Site icon Caleb Woodbridge

Thoughts on season 3 of Heroes…

Heroes season 3 has really been all over the place. It got off to a good start, covering more ground in a couple of episodes than you’d sometimes get in half a season. But although they quickened the pace, this just meant it got sillier quicker, getting bogged down in formulas and double-crosses and undeveloped ideas. But I’ve kept watching because it has enough moments to remind you how good it can be, and when it’s bad, it’s entertaingly bad.

But what would I do to improve the show? One of my favourite Heroes pisodes is Company Man from series 1, in which Noah Bennet attempts to protect his family as his involvement with the sinister Company comes unravelling all around him. One reason it was such a good episode was that it focused on one set of characters, and told a complete story (though one that formed part of the continuing narrative), rather than half-a-dozen bits of stories strung together. I think Heroes would work much better if the writers focused more episodes on just one or two sets of characters rather than jumping between them.

Let’s take season 2 as an example, and look at how it could be restructured. It’s a good idea to reintroduce all the characters in the first episode, so having lots of characters in episode one isn’t a problem. But over the following episodes, I’d focus on one set of characters at a time, before beginning to weave the threads together, like this:
Episode 2 – Hiro in Japan
3 – Matt and Nathan’s investigation
4 – Maya, Alejandro and Sylar’s journey
5 – Nikki, Micah and Monica
6 – Peter and Caitlin in Ireland
7 – Claire and West/HRG and Suresh
From then on, I’d then bring the different storylines together, moving back to the usual style of Heroes storytelling as the volume finale approached and everything became much more interlinked.

The advantage of individual episodes is that the characters’ storyline has to be stronger. For weeks on end, we had Maya and Alejandro trying to get to America, getting in a spot of trouble because of Maya’s power, and getting out of trouble again – rinse and repeat, and in later episodes add Sylar glowering menacingly.

You can almost get away with this kind of repetition when it’s spread out in weekly chunks across different episodes. But if you edited it together into an episode, it would be deadly dull. You’d have to actually develop the relationship between the two twins, develop more depth to the story than capture/escape/capture. You could spend less time recapping, and more time on the characters.

The other thing I’d do if I was writing Heroes would be to destroy the Company, or at least push it away into the background. The reason I’d do this would be to completely get away from secret organisation politics and to refocus on ordinary people learning to live with superpowers. The trouble with the Company and Pinehurst is that it is completely removed from any normal situation most of us face, and it has no inherent emotional resonance. Those kind of secret organisations can work when you see their effect on ordinary people, on their lives and families (as Company Man does brilliantly). But shadowy organisations work best when you see them from the outside.

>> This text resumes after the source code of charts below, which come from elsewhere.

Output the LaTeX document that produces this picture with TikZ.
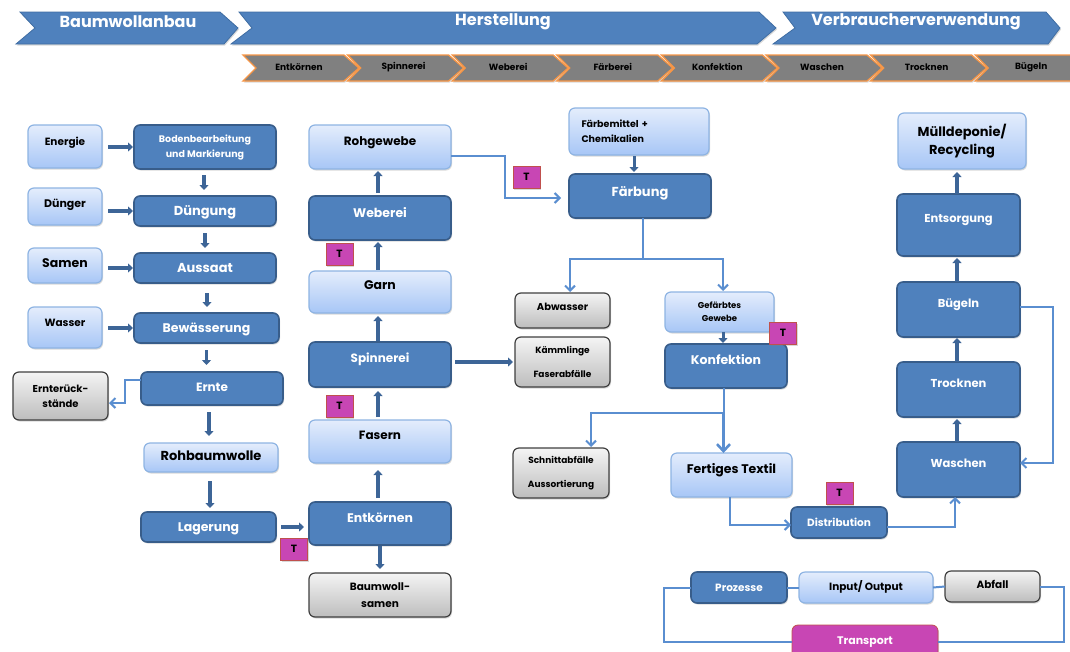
\documentclass[tikz,border=0pt]{standalone}
\usepackage{fontspec}
\setmainfont{Poppins}
\usetikzlibrary{arrows.meta,calc,shadows}
\definecolor{pblue}{HTML}{4F81BD}
\definecolor{pborder}{HTML}{385D8A}
\definecolor{ltop}{HTML}{E4EDFC}
\definecolor{lbot}{HTML}{A7C6F6}
\definecolor{lborder}{HTML}{8EB4E3}
\definecolor{gtop}{HTML}{F4F4F4}
\definecolor{gbot}{HTML}{BDBDBD}
\definecolor{gborder}{HTML}{404040}
\definecolor{mag}{HTML}{C846B4}
\definecolor{magb}{HTML}{C0504D}
\definecolor{darr}{HTML}{3D6597}
\definecolor{larrc}{HTML}{5A8ED0}
\definecolor{chevgray}{HTML}{808080}
\definecolor{chevor}{HTML}{F79646}
\definecolor{banedge}{HTML}{3F6DA3}
\newcommand\BX[7]{\node[#1, minimum width={(#5-#3)*1pt}, minimum height={(#6-#4)*1pt}] (#2) at ({(#3+#5)/2},{(#4+#6)/2}) {#7};}
\begin{document}
\begin{tikzpicture}[x=1pt,y=-1pt,
 fs/.style={font=\bfseries\fontsize{#1}{13}\selectfont},
 fsl/.style n args={2}{font=\bfseries\fontsize{#1}{#2}\selectfont},
 shd/.style={drop shadow={shadow xshift=1pt, shadow yshift=-1.5pt, opacity=0.3}},
 base/.style={rounded corners=6pt, inner sep=0pt, outer sep=0pt, align=center, fs=11.5, shd},
 proc/.style={base, fill=pblue, draw=pborder, line width=1.6pt, text=white},
 inp/.style={base, top color=ltop, bottom color=lbot, draw=lborder, line width=1.2pt, text=black},
 waste/.style={base, top color=gtop, bottom color=gbot, draw=gborder, line width=1.2pt, text=black},
 tbox/.style={fill=mag, draw=magb, line width=0.8pt, inner sep=0pt, outer sep=0pt, minimum width=27pt, minimum height=22pt, text=black, fs=10.5, shd},
 transbox/.style={base, fill=mag, draw=magb, line width=0.8pt, text=white},
 sl/.style={text height=8pt, text depth=#1},
 tarr/.style={draw=darr, line width=3.5pt, -{Triangle[width=9pt,length=5pt]}, shorten <=5pt, shorten >=4pt},
 larr/.style={draw=larrc, line width=2pt, -{Straight Barb[width=10pt,length=5pt]}},
 lline/.style={draw=larrc, line width=2pt},
 banner/.style={fill=pblue, draw=banedge, line width=0.8pt, shd},
 bantext/.style={text=white, inner sep=0pt, font=\bfseries\fontsize{16}{18}\selectfont},
 chev/.style={fill=chevgray, draw=chevor, line width=1.3pt, shd},
 chevtext/.style={text=black, inner sep=0pt, font=\bfseries\fontsize{9}{10}\selectfont},
]
\useasboundingbox (0,0) rectangle (1070,651);
\fill[white] (0,0) rectangle (1070,651);
\clip (0,0) rectangle (1070,651);

% top banners
\path[banner] (20,12) -- (220,12) -- (238,28) -- (224,44) -- (16,44) -- (35,28) -- cycle;
\path[banner] (239,12) -- (759,12) -- (776,28) -- (757,44) -- (231,44) -- (252,28) -- cycle;
\path[banner] (783,12) -- (1046,12) -- (1060,28) -- (1048,44) -- (773,44) -- (795,28) -- cycle;
\node[bantext] (bn1) at (128,22) {Baumwollanbau};
\node[bantext] (bn2) at (503,22) {Herstellung};
\node[bantext] (bn3) at (916,22) {Verbraucherverwendung};

% step chevrons
\foreach \i/\t in {0/Entkörnen,1/Spinnerei,2/Weberei,3/Färberei,4/Konfektion,5/Waschen,6/Trocknen,7/Bügeln}{
  \pgfmathsetmacro\xx{243+104.6*\i}
  \path[chev] (\xx,55) -- ({\xx+101},55) -- ({\xx+116},68) -- ({\xx+101},81) -- (\xx,81) -- ({\xx+13},68) -- cycle;
  \node[chevtext] (ch\i) at ({\xx+56},67) {\t};
}

% left column
\BX{inp, sl=11pt, fs=10.5}{energie}{28}{125}{102}{168}{Energie}
\BX{inp, sl=7pt, fs=11}{dunger}{28}{188}{102}{225}{Dünger}
\BX{inp, sl=5pt, fs=12.5}{samen}{28}{248}{102}{283}{Samen}
\BX{inp, sl=11pt, fs=10.5}{wasser}{28}{307}{102}{348}{Wasser}
\BX{proc, fsl={9.5}{15}}{bod}{134}{125}{276}{169}{Bodenbearbeitung\\und Markierung}
\BX{proc, sl=0pt, fs=13}{dungung}{134}{196}{276}{226}{Düngung}
\BX{proc, sl=0pt, fs=13}{aussaat}{134}{253}{276}{283}{Aussaat}
\BX{proc, sl=0pt, fs=12.5}{bew}{134}{313}{279}{343}{Bewässerung}
\BX{proc, sl=2pt, fs=12}{ernte}{141}{372}{283}{405}{Ernte}
\BX{waste, fsl={10}{15}}{ernrest}{13}{372}{108}{420}{Ernterück-\\stände}
\BX{inp, sl=2pt, fs=13}{rohb}{144}{443}{278}{472}{Rohbaumwolle}
\BX{proc, sl=0pt, fs=12.5}{lager}{141}{512}{276}{542}{Lagerung}

% middle column
\BX{inp, sl=12pt, fs=12}{rohg}{309}{125}{451}{169}{Rohgewebe}
\BX{proc, sl=10pt, fs=12.5}{weberei}{309}{196}{451}{240}{Weberei}
\BX{inp, sl=14pt, fs=12.5}{garn}{309}{271}{451}{313}{Garn}
\BX{proc, sl=13pt, fs=12}{spinn}{309}{342}{451}{387}{Spinnerei}
\BX{inp, sl=13pt, fs=12}{fasern}{309}{420}{451}{463}{Fasern}
\BX{proc, sl=11pt, fs=12.5}{entk}{309}{502}{451}{545}{Entkörnen}
\BX{waste, fsl={10.5}{17}}{bsamen}{309}{573}{451}{617}{Baumwoll-\\samen}

% dyeing / making up
\BX{inp, fsl={9.5}{15}, align=left, text width=115pt}{farbm}{569}{108}{709}{155}{Färbemittel +\\Chemikalien}
\BX{proc, sl=8pt, fs=13}{farbung}{569}{174}{711}{218}{Färbung}
\BX{waste, sl=9pt, fs=10}{abw}{515}{293}{610}{328}{Abwasser}
\BX{waste, fsl={9}{11}}{kamm}{515}{337}{610}{387}{Kämmlinge\\[13pt]Faserabfälle}
\BX{inp, fsl={8.5}{13}}{gefarbt}{665}{292}{774}{332}{Gefärbtes\\Gewebe}
\BX{proc, sl=12pt, fs=12.5}{konf}{665}{344}{787}{388}{Konfektion}
\BX{inp, sl=12pt, fs=12.5}{fertig}{671}{453}{792}{497}{Fertiges Textil}
\BX{waste, fsl={9}{11}}{schnitt}{513}{448}{609}{498}{Schnittabfälle\\[13pt]Aussortierung}
\BX{proc, sl=1pt, fs=10.5}{distr}{791}{507}{887}{538}{Distribution}

% consumer use
\BX{inp, fsl={13}{18}}{mull}{898}{113}{1026}{169}{Mülldeponie/\\Recycling}
\BX{proc, sl=14pt, fs=11.5}{entsorg}{897}{194}{1020}{256}{Entsorgung}
\BX{proc, sl=13pt, fs=11.5}{bugeln}{897}{282}{1020}{337}{Bügeln}
\BX{proc, sl=13pt, fs=11.5}{trock}{897}{362}{1020}{417}{Trocknen}
\BX{proc, sl=13pt, fs=11.5}{wasch}{897}{442}{1020}{497}{Waschen}

% legend
\BX{proc, sl=1pt, fs=10.5}{proz}{691}{572}{787}{603}{Prozesse}
\BX{inp, sl=3pt, fs=10.5}{io}{799}{572}{933}{603}{Input/ Output}
\BX{waste, sl=5pt, fs=10.5}{abfall}{945}{571}{1040}{602}{Abfall}
\BX{transbox, sl=2pt, fs=11}{transp}{792}{625}{938}{658}{Transport}

% transport markers
\node[tbox] (t1) at (294,549) {T};
\node[tbox] (t2) at (339.5,254) {T};
\node[tbox] (t3) at (339.5,406) {T};
\node[tbox] (t4) at (526.5,177) {T};
\node[tbox] (t5) at (783,333) {T};
\node[tbox] (t6) at (839.5,493) {T};

% thick arrows, left column
\draw[tarr, shorten <=6pt, shorten >=1pt] (energie.east |- bod) -- (bod.west);
\draw[tarr, shorten <=6pt, shorten >=1pt] (dunger.east |- dungung) -- (dungung.west);
\draw[tarr, shorten <=6pt, shorten >=1pt] (samen.east |- aussaat) -- (aussaat.west);
\draw[tarr, shorten <=6pt, shorten >=1pt] (wasser.east |- bew) -- (bew.west);
\draw[tarr, shorten <=6pt, shorten >=6pt] ([xshift=-1pt]bod.south) -- ([xshift=-1pt]bod.south |- dungung.north);
\draw[tarr, shorten <=7pt, shorten >=5pt] (dungung.south) -- (dungung.south |- aussaat.north);
\draw[tarr, shorten <=10pt, shorten >=6pt] ([xshift=2pt]aussaat.south) -- ([xshift=2pt]aussaat.south |- bew.north);
\draw[tarr, shorten <=7pt, shorten >=7pt] (bew.south) -- (bew.south |- ernte.north);
\draw[tarr, shorten <=7pt, shorten >=7pt] ([xshift=-3pt]ernte.south) -- ([xshift=-3pt]ernte.south |- rohb.north);
\draw[tarr, shorten <=9pt, shorten >=4pt] ([xshift=-1pt]rohb.south) -- ([xshift=-1pt]rohb.south |- lager.north);
\draw[tarr, shorten <=5pt, shorten >=5pt] (lager.east) -- (lager.east -| entk.west);
\draw[larr, shorten >=1pt] ([yshift=8.5pt]ernte.west) -- ++(-16,0) |- ([yshift=-7pt]ernrest.east);

% middle column
\draw[tarr, shorten <=3pt, shorten >=2pt] ([xshift=-2pt]weberei.north) -- ([xshift=-2pt]weberei.north |- rohg.south);
\draw[tarr, shorten <=1pt, shorten >=2pt] ([xshift=-2pt]garn.north) -- ([xshift=-2pt]garn.north |- weberei.south);
\draw[tarr, shorten <=1pt, shorten >=3pt] ([xshift=-2pt]spinn.north) -- ([xshift=-2pt]spinn.north |- garn.south);
\draw[tarr, shorten <=3pt, shorten >=4pt] ([xshift=-2pt]fasern.north) -- ([xshift=-2pt]fasern.north |- spinn.south);
\draw[tarr, shorten <=4pt, shorten >=7pt] ([xshift=-2pt]entk.north) -- ([xshift=-2pt]entk.north |- fasern.south);
\draw[tarr, shorten <=1pt, shorten >=4pt] (entk.south) -- (entk.south |- bsamen.north);
\draw[tarr, shorten <=4pt, shorten >=2pt] (spinn.east |- kamm) -- (kamm.west);
\draw[larr, shorten >=8pt] ([yshift=-9pt]rohg.east) -- ++(54,0) |- ([yshift=-2pt]farbung.west);

% dyeing
\draw[tarr, line width=3pt, shorten <=1pt, shorten >=2pt] ([xshift=-5pt]farbm.south) -- ([xshift=-5pt]farbm.south |- farbung.north);
\draw[lline] ([xshift=3pt]farbung.south) -- ++(0,41) coordinate (fsplit);
\draw[larr, shorten >=1pt] (fsplit) -| ([xshift=7.5pt]abw.north);
\draw[larr, shorten >=1pt] (fsplit) -| ([xshift=3.5pt]gefarbt.north);
\draw[tarr, line width=3pt, shorten <=0pt, shorten >=1pt] ([xshift=3.5pt]gefarbt.south) -- ([xshift=3.5pt]gefarbt.south |- konf.north);
\draw[lline] ([xshift=-2.5pt]konf.south) -- ++(0,25) coordinate (ksplit);
\draw[larr, shorten >=1pt] (ksplit) -| ([xshift=30pt]schnitt.north);
\draw[larr, line width=2.6pt, -{Straight Barb[width=13pt,length=7pt]}] (ksplit) -- (ksplit |- fertig.north);
\draw[larr] ([xshift=-1.5pt]fertig.south) |- ([yshift=-2.5pt]distr.west);
\draw[larr] ([yshift=-4.5pt]distr.east) -| ([xshift=-3.5pt]wasch.south);

% consumer column
\draw[tarr, shorten <=0pt, shorten >=2pt] ([xshift=-1.5pt]wasch.north) -- ([xshift=-1.5pt]wasch.north |- trock.south);
\draw[tarr, shorten <=0pt, shorten >=1pt] ([xshift=-1.5pt]trock.north) -- ([xshift=-1.5pt]trock.north |- bugeln.south);
\draw[tarr, shorten <=0pt, shorten >=2pt] ([xshift=-1.5pt]bugeln.north) -- ([xshift=-1.5pt]bugeln.north |- entsorg.south);
\draw[tarr, shorten <=0pt, shorten >=3pt] ([xshift=-1.5pt]entsorg.north) -- ([xshift=-1.5pt]entsorg.north |- mull.south);
\draw[larr] ([yshift=2.5pt]bugeln.east) -- ++(33,0) |- ([yshift=6.5pt]wasch.east);

% legend connections
\draw[lline] (proz.east) -- (io.west);
\draw[lline] (io.east) -- (abfall.west);
\draw[lline] (proz.west) -- ++(-27,0) |- (transp.west);
\draw[lline] (transp.east) -- ++(126,0) |- (abfall.east);
\end{tikzpicture}
\end{document}
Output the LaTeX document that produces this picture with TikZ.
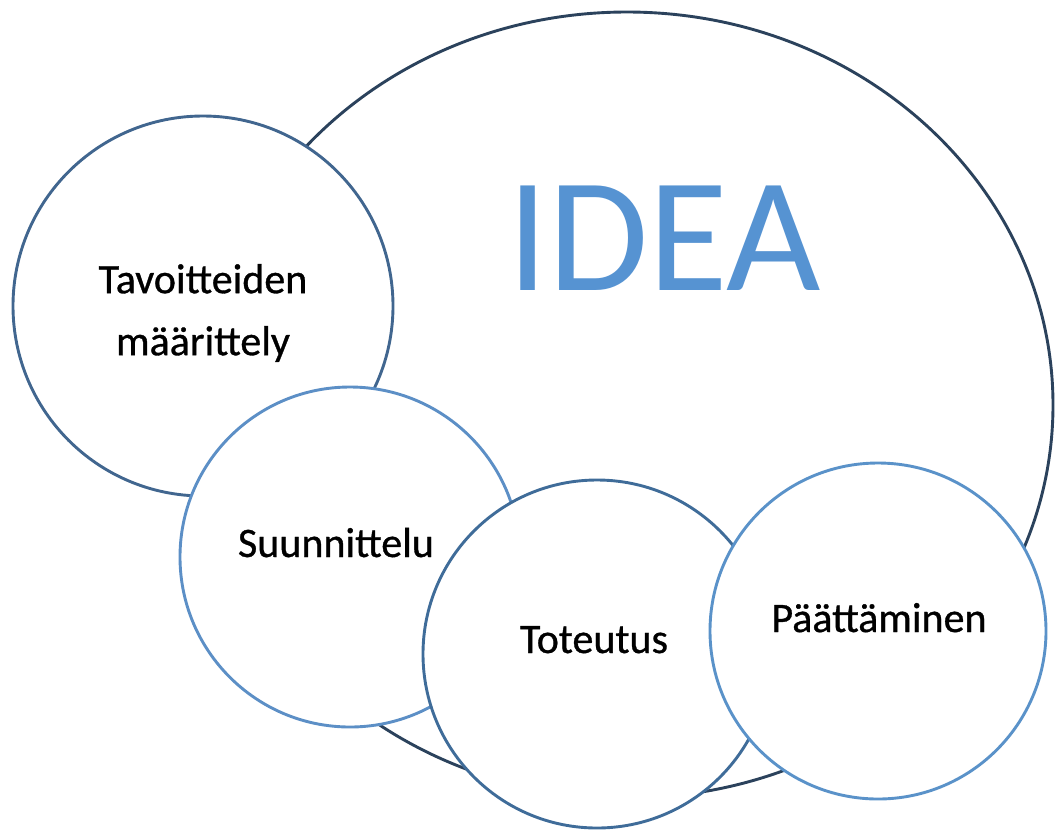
\documentclass[tikz,border=0pt]{standalone}
\usepackage{fontspec}
\setmainfont{Carlito}
\newfontfamily\lblfont[FakeBold=0.8]{Carlito}
\usetikzlibrary{shapes.geometric}
\definecolor{idealine}{HTML}{2B425C}
\definecolor{tavline}{HTML}{41668F}
\definecolor{suunline}{HTML}{5C8FC6}
\definecolor{totline}{HTML}{3F6C99}
\definecolor{paatline}{HTML}{5A92C9}
\definecolor{ideatext}{HTML}{5693D2}
\tikzset{
  bubble/.style={circle, draw, fill=white, line width=2.9pt, inner sep=0pt},
  lbl/.style={font=\lblfont\fontsize{42}{62}\selectfont, text=black, align=center, inner sep=0pt},
}
\begin{document}
\begin{tikzpicture}[x=1pt,y=-1pt]
\useasboundingbox (0,0) rectangle (1055,831);
\node[ellipse, draw=idealine, fill=white, line width=2.9pt, inner sep=0pt,
      minimum width=852pt, minimum height=786pt] (idea) at (627,405) {};
\node[font=\fontsize{163}{163}\selectfont, text=ideatext, inner sep=0pt, anchor=base] (ideatxt) at (664,290) {IDEA};
\node[bubble, draw=tavline, minimum size=380pt] (tav) at (203,306) {};
\node[lbl] (tavtxt) at (203,313) {Tavoitteiden\\määrittely};
\node[bubble, draw=suunline, minimum size=340pt] (suun) at (350,557) {};
\node[lbl, anchor=base] (suuntxt) at (336,557) {Suunnittelu};
\node[bubble, draw=totline, minimum size=348pt] (tot) at (597,654) {};
\node[lbl, anchor=base] (tottxt) at (594,653) {Toteutus};
\node[bubble, draw=paatline, minimum size=336pt] (paat) at (878,631) {};
\node[lbl, anchor=base] (paattxt) at (879,632) {Päättäminen};
\end{tikzpicture}
\end{document}
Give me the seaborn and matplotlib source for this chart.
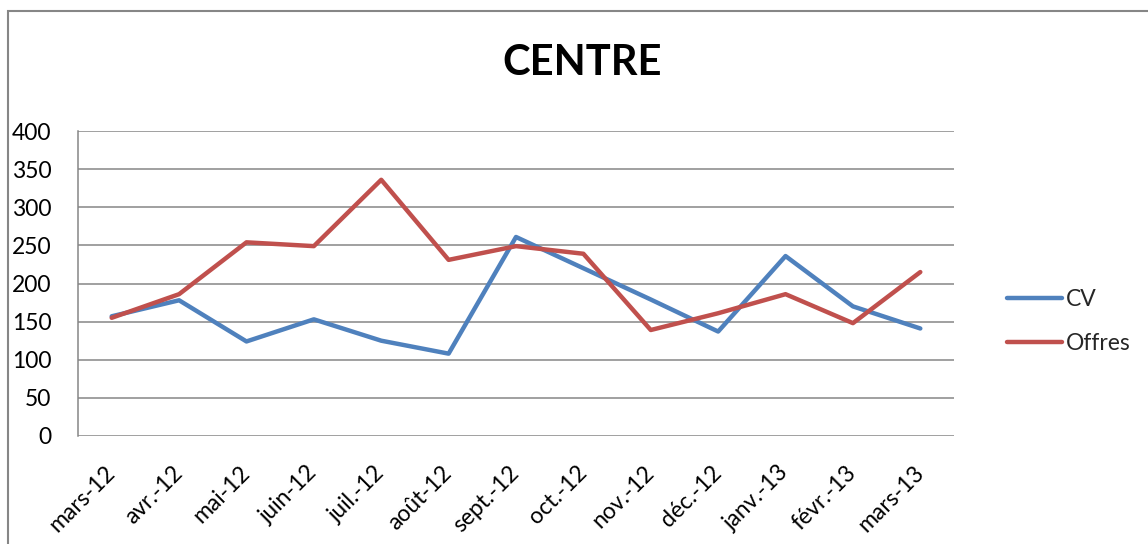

The other thing to do is to give characters consistent motivations and actually make them develop in a believable and interesting way, rather than lurching from one random change of allegiance to another for Reasons of Plot. Changing allegiance every five minutes does not create moral ambiguity. Moral ambiguity requires that we can understand and sympathise with a character’s motivations, while those motivations lead them to both good actions and bad.

I recently saw that season one writer Bryan Fuller is returning to the show now that Pushing Daisies has been cancelled. He wrote Company Man and in this interview that I just found he seems to have a sensible idea of the direction the show needs to go in. But the Heroes writers have cried wolf too many times with their claim that “It’s better this time, honest!” for me to be convinced the show will improve – only time will tell, not Tim Kring.